In my experience, repeated breaker trips are one of the most misunderstood warning signs. I once attended a property where the homeowner had reset the same breaker several times in one night, assuming it was just being temperamental. The underlying issue turned out to be moisture ingress affecting an external circuit. Each reset restored power briefly but also reintroduced current into a compromised line. The breaker wasn’t faulty; it was doing its job. Ignoring that signal only increased the risk.

Smells are another area where people struggle to judge seriousness. I remember a call last spring where a faint burning odour was noticed near a hallway socket. Everything still worked, which made the concern feel unnecessary at first. When I isolated the circuit and opened the socket, the insulation had already begun to degrade from prolonged overheating. Electrical faults often give quiet warnings long before anything stops working entirely, and those warnings are easy to overlook.

DIY changes also feature heavily in emergency callouts. Extra sockets added without considering load, appliances plugged into circuits that were never designed for modern demand, or temporary fixes that became permanent over time. I’ve been called to homes where everything worked fine for months before suddenly failing under strain. Electrical systems tolerate stress quietly until they reach a point where they can’t anymore, and when they fail, it feels sudden even though the cause has been building for a long time.

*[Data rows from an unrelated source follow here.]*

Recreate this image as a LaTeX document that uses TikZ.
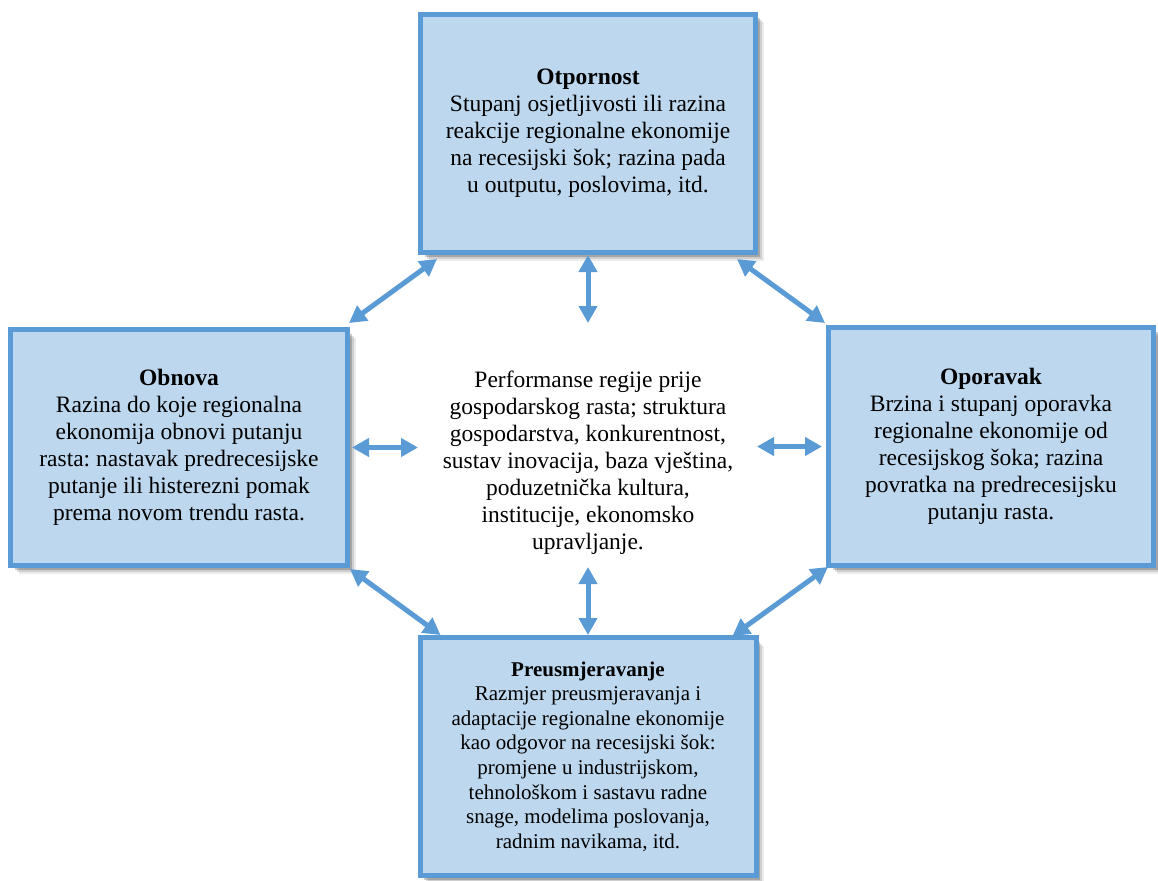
\documentclass[tikz,border=0pt]{standalone}
\usepackage{fontspec}
\setmainfont{Liberation Serif}
\usetikzlibrary{arrows.meta,shadows,calc}
\definecolor{bord}{HTML}{5B9BD5}
\definecolor{boxfill}{HTML}{BDD7EE}
\frenchspacing
\tikzset{
  box/.style={draw=bord, line width=5pt, fill=boxfill, align=center, inner sep=0pt,
    drop shadow={shadow xshift=8pt, shadow yshift=-8pt, opacity=.08, fill=black},
    drop shadow={shadow xshift=6pt, shadow yshift=-6pt, opacity=.12, fill=black},
    drop shadow={shadow xshift=4pt, shadow yshift=-4pt, opacity=.2, fill=black}},
  bigtxt/.style={font=\fontsize{23.5}{27}\selectfont},
  smalltxt/.style={font=\fontsize{21}{24.6}\selectfont},
  arr/.style={draw=bord, line width=5pt, {Triangle[length=17pt,width=18pt]}-{Triangle[length=17pt,width=18pt]}}
}
\begin{document}
\begin{tikzpicture}[x=1pt,y=-1pt]
\useasboundingbox (0,0) rectangle (1158,880);
\node[box, bigtxt, minimum width=335, minimum height=238] (top) at (588,133.5)
  {\textbf{Otpornost}\\Stupanj osjetljivosti ili razina\\reakcije regionalne ekonomije\\na recesijski šok; razina pada\\u outputu, poslovima, itd.};
\node[box, bigtxt, minimum width=337, minimum height=236] (left) at (179,447.5)
  {\textbf{Obnova}\\Razina do koje regionalna\\ekonomija obnovi putanju\\rasta: nastavak predrecesijske\\putanje ili histerezni pomak\\prema novom trendu rasta.};
\node[box, bigtxt, minimum width=325, minimum height=238] (right) at (991,446.5)
  {\textbf{Oporavak}\\Brzina i stupanj oporavka\\regionalne ekonomije od\\recesijskog šoka; razina\\povratka na predrecesijsku\\putanju rasta.};
\node[box, smalltxt, minimum width=336, minimum height=238] (bottom) at (588,756.5)
  {\textbf{Preusmjeravanje}\\Razmjer preusmjeravanja i\\adaptacije regionalne ekonomije\\kao odgovor na recesijski šok:\\promjene u industrijskom,\\tehnološkom i sastavu radne\\snage, modelima poslovanja,\\radnim navikama, itd.};
\node[align=center, font=\fontsize{23.5}{27}\selectfont, inner sep=0pt] (core) at (588,463)
  {Performanse regije prije\\gospodarskog rasta; struktura\\gospodarstva, konkurentnost,\\sustav inovacija, baza vještina,\\poduzetnička kultura,\\institucije, ekonomsko\\upravljanje.};
% vertical and horizontal connectors
\draw[arr] (top.south) -- ($(core.center)+(0,-140)$);
\draw[arr] ($(core.center)+(0,104)$) -- (bottom.north);
\draw[arr] ($(left.east)+(2,0)$) -- ($(core.center)+(-170,-15.5)$);
\draw[arr] ($(core.center)+(169,-16.5)$) -- ($(right.west)+(-4,0)$);
% diagonal connectors
\draw[arr] ($(top.south west)+(19,4)$) -- ($(left.north east)+(-1,-4)$);
\draw[arr] ($(top.south east)+(-21,4)$) -- ($(right.north west)+(-1,-2)$);
\draw[arr] ($(left.south east)+(0,1)$) -- ($(bottom.north west)+(23,0)$);
\draw[arr] ($(right.south west)+(2,-1)$) -- ($(bottom.north east)+(-26,1)$);
\end{tikzpicture}
\end{document}
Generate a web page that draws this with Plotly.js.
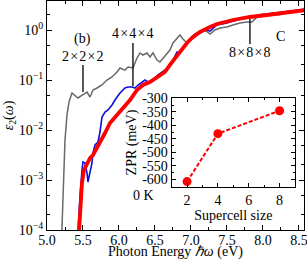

Years of emergency work have shaped how I view these situations. Electrical problems rarely resolve themselves, and waiting for certainty usually means waiting too long. An emergency electrician isn’t just there to restore power, but to remove risk and restore confidence in a system that should work silently in the background. When electricity starts behaving unpredictably, experience makes the difference between a contained repair and a problem that decides the outcome on its own.